On July 26, 2009, Ryan Caruso rear-ended a car in the northbound middle lane of Roosevelt Boulevard about 2 a.m.

His car was disabled in the crash, so, as he sat in the driver's seat, his passenger Patrick Hennessy got out and, with the driver of the other car, attempted to push Caruso's vehicle to the side of the road.

It was Hennessy's bad luck that a third car crashed into him, pinning him against the car he was trying to move off the highway. He suffered grievous injuries and, after weeks of treatment, his right leg was amputated just above the knee.

As an insurance claim, the matter was straightforward, said Hennessy's lawyer, Matt Casey. The driver of the car that hit Hennessy was uninsured, but Caruso clearly bore liability, since his rear-end collision had set in motion the events that led to Hennessy's injury. And his insurance company, Allstate, could be reasonably expected to pay on the $250,000 coverage for such incidents that Caruso had - or so Casey reasoned.

But after refusing even to confirm Caruso's coverage amount, Allstate twice refused to pay the claim.
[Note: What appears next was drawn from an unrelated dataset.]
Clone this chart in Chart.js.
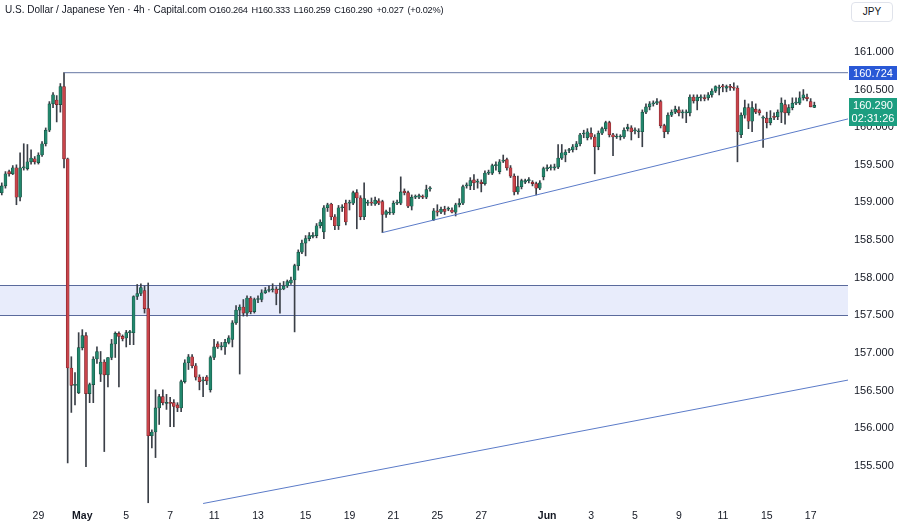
<!DOCTYPE html>
<html><head><meta charset="utf-8">
<script src="https://cdn.jsdelivr.net/npm/chart.js@4.4.1/dist/chart.umd.min.js"></script>
<style>
html,body{margin:0;padding:0;background:#fff;}
#wrap{position:relative;width:900px;height:524px;}
#title{position:absolute;left:5px;top:4px;font:10px "Liberation Sans",Arial,sans-serif;color:#131722;white-space:pre;}
#title span{font-size:9.2px;letter-spacing:-0.2px;word-spacing:1.5px;}
#cur{position:absolute;left:851px;top:2px;width:40px;height:18px;border:1px solid #e0e3eb;border-radius:4px;font:10px "Liberation Sans",Arial,sans-serif;color:#131722;text-align:center;line-height:18px;background:#fff;}
</style></head><body>
<div id="wrap"><canvas id="c" width="900" height="524"></canvas>
<div id="title">U.S. Dollar / Japanese Yen · 4h · Capital.com <span>O160.264 H160.333 L160.259 C160.290 +0.027 (+0.02%)</span></div>
<div id="cur">JPY</div></div>
<script>
const openP = [
159.13,159.22,159.41,159.38,159.46,159.07,159.46,159.45,159.54,159.58,
159.53,159.63,159.78,159.96,160.31,160.36,160.30,160.54,159.58,156.80,
156.57,156.47,157.07,157.23,156.46,156.58,156.92,156.72,156.88,156.71,
156.94,157.12,157.26,157.22,157.20,157.27,157.27,157.75,157.79,157.83,
157.59,155.90,155.95,156.27,156.42,156.33,156.34,156.34,156.31,156.27,
156.62,156.87,156.95,156.83,156.68,156.63,156.68,156.51,156.94,157.12,
157.08,157.08,157.14,157.18,157.40,157.57,157.61,157.53,157.73,157.55,
157.71,157.71,157.80,157.83,157.84,157.85,157.84,157.85,157.89,157.93,
157.97,158.16,158.34,158.46,158.52,158.55,158.56,158.69,158.61,158.93,
158.98,158.81,158.69,158.93,158.99,158.99,158.99,159.13,159.06,158.81,
158.99,159.00,158.98,159.02,159.01,158.84,158.86,158.86,158.99,158.99,
159.15,159.13,158.95,159.07,159.07,159.08,159.07,159.18,158.77,158.89,
158.87,158.91,158.91,158.90,158.87,158.97,158.99,159.22,159.22,159.30,
159.27,159.27,159.25,159.39,159.39,159.49,159.41,159.55,159.57,159.46,
159.35,159.14,159.21,159.27,159.29,159.27,159.25,159.19,159.34,159.45,
159.46,159.46,159.47,159.59,159.63,159.69,159.70,159.74,159.78,159.91,
159.86,159.92,159.87,159.74,159.92,159.98,160.06,159.90,159.87,159.87,
159.87,159.98,159.99,159.95,159.94,159.94,160.20,160.27,160.31,160.32,
160.34,160.02,159.94,160.16,160.20,160.23,160.19,160.19,160.19,160.40,
160.35,160.39,160.39,160.39,160.43,160.48,160.52,160.54,160.52,160.54,
160.53,160.52,159.90,160.16,160.26,160.08,160.24,160.22,160.12,160.12,
160.06,160.14,160.14,160.20,160.30,160.19,160.26,160.32,160.32,160.39,
160.40,160.34,160.264];
const highP = [
159.26,159.41,159.43,159.49,159.50,159.66,159.78,159.77,159.70,159.61,
159.66,159.81,159.99,160.34,160.46,160.42,160.58,160.724,159.59,156.95,
156.74,157.27,157.31,157.27,156.60,156.95,157.08,157.02,156.91,156.94,
157.18,157.28,157.28,157.24,157.30,157.30,157.76,157.91,157.92,157.89,
157.93,155.98,156.51,156.45,156.51,156.45,156.41,156.38,156.34,156.64,
156.91,156.98,156.98,156.86,156.71,156.68,156.70,156.96,157.18,157.15,
157.14,157.18,157.23,157.43,157.63,157.64,157.71,157.76,157.75,157.73,
157.76,157.84,157.87,157.89,157.92,157.88,157.93,157.95,157.97,158.01,
158.18,158.37,158.50,158.56,158.60,158.60,158.72,158.77,158.96,158.99,
158.99,158.84,158.96,158.97,159.03,159.03,159.15,159.17,159.09,159.26,
159.03,159.06,159.07,159.05,159.03,158.90,158.93,159.02,159.03,159.34,
159.18,159.15,159.10,159.10,159.11,159.10,159.23,159.21,158.92,158.97,
158.94,158.95,158.94,158.93,158.99,159.05,159.23,159.26,159.33,159.37,
159.31,159.30,159.42,159.43,159.51,159.54,159.57,159.63,159.59,159.49,
159.38,159.35,159.31,159.31,159.33,159.29,159.27,159.29,159.47,159.50,
159.50,159.51,159.77,159.77,159.70,159.72,159.77,159.81,159.92,159.96,
159.98,159.99,159.90,159.95,160.00,160.08,160.08,159.92,159.91,159.90,
159.99,160.04,160.02,159.99,159.98,160.23,160.31,160.34,160.35,160.38,
160.36,160.04,160.19,160.23,160.28,160.27,160.23,160.23,160.43,160.43,
160.43,160.43,160.43,160.46,160.51,160.55,160.56,160.57,160.56,160.57,
160.59,160.55,160.19,160.36,160.31,160.34,160.31,160.24,160.15,160.20,
160.22,160.19,160.23,160.39,160.36,160.30,160.39,160.39,160.47,160.50,
160.44,160.38,160.333];
const lowP = [
159.10,159.19,159.35,159.37,158.97,159.02,159.43,159.43,159.51,159.51,
159.51,159.61,159.75,159.94,160.26,160.07,160.20,159.46,155.54,156.21,
156.31,156.46,157.04,155.49,156.34,156.34,156.86,156.62,155.69,156.55,
156.91,156.94,156.55,157.16,157.08,157.11,157.11,157.71,157.76,157.53,
155.01,155.74,155.61,156.05,156.31,156.25,156.02,156.02,156.22,156.22,
156.60,156.78,156.80,156.64,156.51,156.42,156.58,156.48,156.91,157.06,
157.04,156.98,157.12,157.08,157.38,156.72,157.49,157.49,157.52,157.53,
157.67,157.68,157.79,157.81,157.81,157.64,157.53,157.84,157.87,157.91,
157.28,158.10,158.32,158.29,158.49,158.53,158.53,158.66,158.52,158.88,
158.77,158.64,158.64,158.88,158.70,158.90,158.97,158.65,158.77,158.77,
158.96,158.96,158.96,158.97,158.60,158.80,158.84,158.84,158.97,158.97,
159.10,158.93,158.90,159.05,159.05,159.05,159.05,159.15,158.76,158.82,
158.85,158.84,158.89,158.86,158.82,158.94,158.97,159.19,159.17,159.17,
159.19,159.14,159.23,159.37,159.37,159.43,159.38,159.53,159.43,159.33,
159.10,159.11,159.18,159.25,159.26,159.22,159.10,159.17,159.30,159.42,
159.43,159.43,159.45,159.57,159.54,159.66,159.67,159.70,159.75,159.86,
159.83,159.84,159.38,159.70,159.90,159.95,159.87,159.62,159.85,159.83,
159.85,159.95,159.83,159.91,159.86,159.74,160.18,160.23,160.28,160.30,
159.99,159.86,159.91,160.14,160.18,160.15,160.12,160.06,160.15,160.32,
160.23,160.35,160.35,160.36,160.40,160.46,160.43,160.47,160.47,160.49,
160.49,159.54,159.86,160.12,159.98,159.94,160.18,160.16,159.73,159.99,
160.03,160.10,160.10,160.06,160.04,160.16,160.23,160.30,160.30,160.36,
160.35,160.27,160.259];
const closeP = [
159.22,159.38,159.38,159.46,159.07,159.46,159.47,159.54,159.59,159.54,
159.63,159.78,159.96,160.31,160.43,160.30,160.54,159.58,156.80,156.57,
156.58,157.07,157.23,156.46,156.58,156.92,157.02,156.88,156.71,156.94,
157.12,157.26,157.22,157.19,157.27,157.28,157.75,157.79,157.87,157.59,
155.90,155.95,156.27,156.42,156.34,156.34,156.33,156.29,156.27,156.62,
156.87,156.95,156.83,156.68,156.62,156.64,156.63,156.94,157.08,157.08,
157.09,157.14,157.20,157.40,157.57,157.61,157.53,157.73,157.55,157.71,
157.71,157.80,157.83,157.84,157.85,157.79,157.85,157.89,157.95,157.97,
158.16,158.34,158.46,158.52,158.56,158.56,158.69,158.74,158.93,158.97,
158.81,158.69,158.93,158.94,158.74,159.00,159.13,159.06,158.81,159.05,
159.00,158.99,159.03,158.99,158.84,158.88,158.87,158.99,159.00,159.14,
159.13,158.95,159.07,159.08,159.09,159.07,159.17,159.19,158.89,158.87,
158.91,158.88,158.92,158.87,158.97,158.99,159.21,159.23,159.29,159.26,
159.28,159.25,159.39,159.40,159.49,159.50,159.54,159.56,159.46,159.35,
159.14,159.21,159.29,159.29,159.30,159.25,159.19,159.26,159.45,159.46,
159.47,159.47,159.59,159.66,159.67,159.70,159.74,159.78,159.90,159.92,
159.94,159.87,159.74,159.92,159.98,160.06,159.90,159.87,159.88,159.88,
159.96,160.00,159.94,159.96,159.95,160.20,160.27,160.31,160.32,160.34,
160.02,159.94,160.16,160.20,160.24,160.19,160.20,160.20,160.40,160.35,
160.40,160.40,160.38,160.43,160.48,160.54,160.53,160.535,160.54,160.53,
160.52,159.94,160.16,160.26,160.08,160.26,160.20,160.19,160.13,160.06,
160.12,160.13,160.20,160.32,160.19,160.26,160.32,160.33,160.39,160.43,
160.38,160.27,160.290];

const xTickIdx  = [10,22,34,46,58,70,83,95,107,119,131,149,161,173,185,197,209,221];
const xTickText = ['29','May','5','7','11','13','15','19','21','25','27','Jun','3','5','9','11','15','17'];
const monthTicks = ['May','Jun'];
const yTicks = [155.5,156.0,156.5,157.0,157.5,158.0,158.5,159.0,159.5,160.0,160.5,161.0];
const yRange = [154.98, 161.69];
const xRange = [-0.49, 231.2];
const zone = [157.50, 157.90];
const resistance = [[17,160.724],[231.2,160.724]];
const trendUpper = [[104,158.60],[231.2,160.11]];
const trendLower = [[55,155.00],[231.2,156.64]];
const resistanceTag = 160.724;
const lastPrice = 160.290;
const countdown = '02:31:26';

const FONT = '"Liberation Sans", Arial, sans-serif';
const idx = openP.map((_, i) => i);
const up = idx.map(i => closeP[i] >= openP[i]);
const bodies = idx.map(i => ({x: i, y: [openP[i], closeP[i]]}));
const wicks = idx.map(i => ({x: i, y: [lowP[i], highP[i]]}));
const toPts = arr => arr.map(([x, y]) => ({x, y}));

const zonePlugin = {
  id: 'zone',
  beforeDatasetsDraw(chart) {
    const {ctx, chartArea: a, scales: {y}} = chart;
    const yt = y.getPixelForValue(zone[1]), yb = y.getPixelForValue(zone[0]);
    ctx.save();
    ctx.fillStyle = '#e8ecfb';
    ctx.fillRect(a.left, yt, a.right - a.left, yb - yt);
    ctx.strokeStyle = '#5a6a9c';
    ctx.lineWidth = 1;
    ctx.beginPath();
    ctx.moveTo(a.left, Math.round(yt) + 0.5); ctx.lineTo(a.right, Math.round(yt) + 0.5);
    ctx.moveTo(a.left, Math.round(yb) + 0.5); ctx.lineTo(a.right, Math.round(yb) + 0.5);
    ctx.stroke();
    ctx.restore();
  }
};

const tagPlugin = {
  id: 'tags',
  afterDraw(chart) {
    const {ctx, chartArea: a, scales: {y}} = chart;
    ctx.save();
    const x0 = a.right + 1, w = 48;
    const yr = y.getPixelForValue(resistanceTag);
    ctx.fillStyle = '#2958d6';
    ctx.fillRect(x0, Math.round(yr) - 7, w, 14);
    ctx.fillStyle = '#ffffff';
    ctx.font = '11px ' + FONT;
    ctx.textAlign = 'center';
    ctx.textBaseline = 'middle';
    ctx.fillText(resistanceTag.toFixed(3), x0 + w / 2, Math.round(yr) + 0.5);
    const yl = y.getPixelForValue(lastPrice);
    ctx.fillStyle = '#1c9e80';
    ctx.fillRect(x0, Math.round(yl) - 7, w, 28);
    ctx.fillStyle = '#ffffff';
    ctx.fillText(lastPrice.toFixed(3), x0 + w / 2, Math.round(yl) + 0.5);
    ctx.fillText(countdown, x0 + w / 2, Math.round(yl) + 13.5);
    ctx.restore();
  }
};

new Chart(document.getElementById('c'), {
  type: 'bar',
  data: {
    datasets: [
      {type: 'line', data: toPts(resistance), borderColor: '#6677a3', borderWidth: 1, pointRadius: 0, order: 0},
      {type: 'line', data: toPts(trendUpper), borderColor: '#5b7bc8', borderWidth: 1, pointRadius: 0, order: 0},
      {type: 'line', data: toPts(trendLower), borderColor: '#5b7bc8', borderWidth: 1, pointRadius: 0, order: 0},
      {type: 'bar', data: bodies, grouped: false, barThickness: 3, minBarLength: 1,
       backgroundColor: up.map(u => u ? '#22876d' : '#c9444b'),
       borderColor: up.map(u => u ? '#164a3c' : '#6e2126'),
       borderWidth: 0.6, borderSkipped: false, order: 1},
      {type: 'bar', data: wicks, grouped: false, barThickness: 1,
       backgroundColor: '#3a3f47', order: 2}
    ]
  },
  options: {
    responsive: false, animation: false, devicePixelRatio: 1,
    layout: {padding: 0},
    plugins: {legend: {display: false}, tooltip: {enabled: false}},
    scales: {
      x: {
        type: 'linear', min: xRange[0], max: xRange[1], offset: false,
        grid: {display: false, drawTicks: false}, border: {display: false},
        afterBuildTicks: s => { s.ticks = xTickIdx.map(v => ({value: v})); },
        afterFit: s => { s.height = 19; s.paddingLeft = 0; s.paddingRight = 0; },
        ticks: {
          autoSkip: false, maxRotation: 0, padding: 5, color: '#131722',
          font: c => ({family: FONT, size: 10.5,
            weight: (c.tick && monthTicks.includes(xTickText[xTickIdx.indexOf(c.tick.value)])) ? 'bold' : 'normal'}),
          callback: v => { const k = xTickIdx.indexOf(v); return k >= 0 ? xTickText[k] : ''; }
        }
      },
      y: {
        type: 'linear', position: 'right', min: yRange[0], max: yRange[1],
        grid: {display: false, drawTicks: false}, border: {display: false},
        afterBuildTicks: s => { s.ticks = yTicks.map(v => ({value: v})); },
        afterFit: s => { s.width = 52; s.paddingTop = 0; s.paddingBottom = 0; },
        ticks: {padding: 6, color: '#131722', font: {family: FONT, size: 11},
          callback: v => Number(v).toFixed(3)}
      }
    }
  },
  plugins: [zonePlugin, tagPlugin]
});
</script>
</body></html>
Bad move on Allstate's part.

On May 23, 2013, a Philadelphia Common Pleas Court jury issued a $19,145,000 verdict. The award technically was against Caruso, but the ultimate target was Allstate.

A short time after the verdict, Caruso assigned his right to seek redress from Allstate to Hennessy and his lawyers, and they filed a "bad faith" complaint against Allstate, alleging that the firm had engaged in impermissible delay tactics.

This week, the insurance company settled that claim for $22 million, 88 times the amount of the original claim. According to VerdictSearch, a national database that tracks verdicts and settlements, it is the largest settlement in a bad-faith case in Pennsylvania history.

"A young man with catastrophic injuries took on the largest insurer in America and won," said Casey, of the Center City-based plaintiffs firm Ross Feller Casey L.L.P.

As the original case proceeded toward trial, last May Allstate's lawyer offered to settle for the original policy limit of $250,000 after years of litigation.

But Casey, who was prepared to settle for that amount early on, rejected the offer in a May 16, 2013, letter bristling with indignation.

"I have your letter," Casey wrote the Allstate lawyer. "Your offer is rejected. As the correspondence in this case will confirm, and as Allstate's internal files and depositions following the Hennessy verdict will further illustrate, Allstate frivolously and unreasonably . . . placed its interests above Caruso's."

Casey counter-offered, saying he would settle for $5 million shortly before trial, but he also held out the possibility that if Allstate rejected that offer, his settlement terms would jump to $10 million.

A few days later, Casey and his client won their big verdict, and the matter was settled Monday.

Hennessy, who was 24 at the time of the crash, has married and has a young daughter.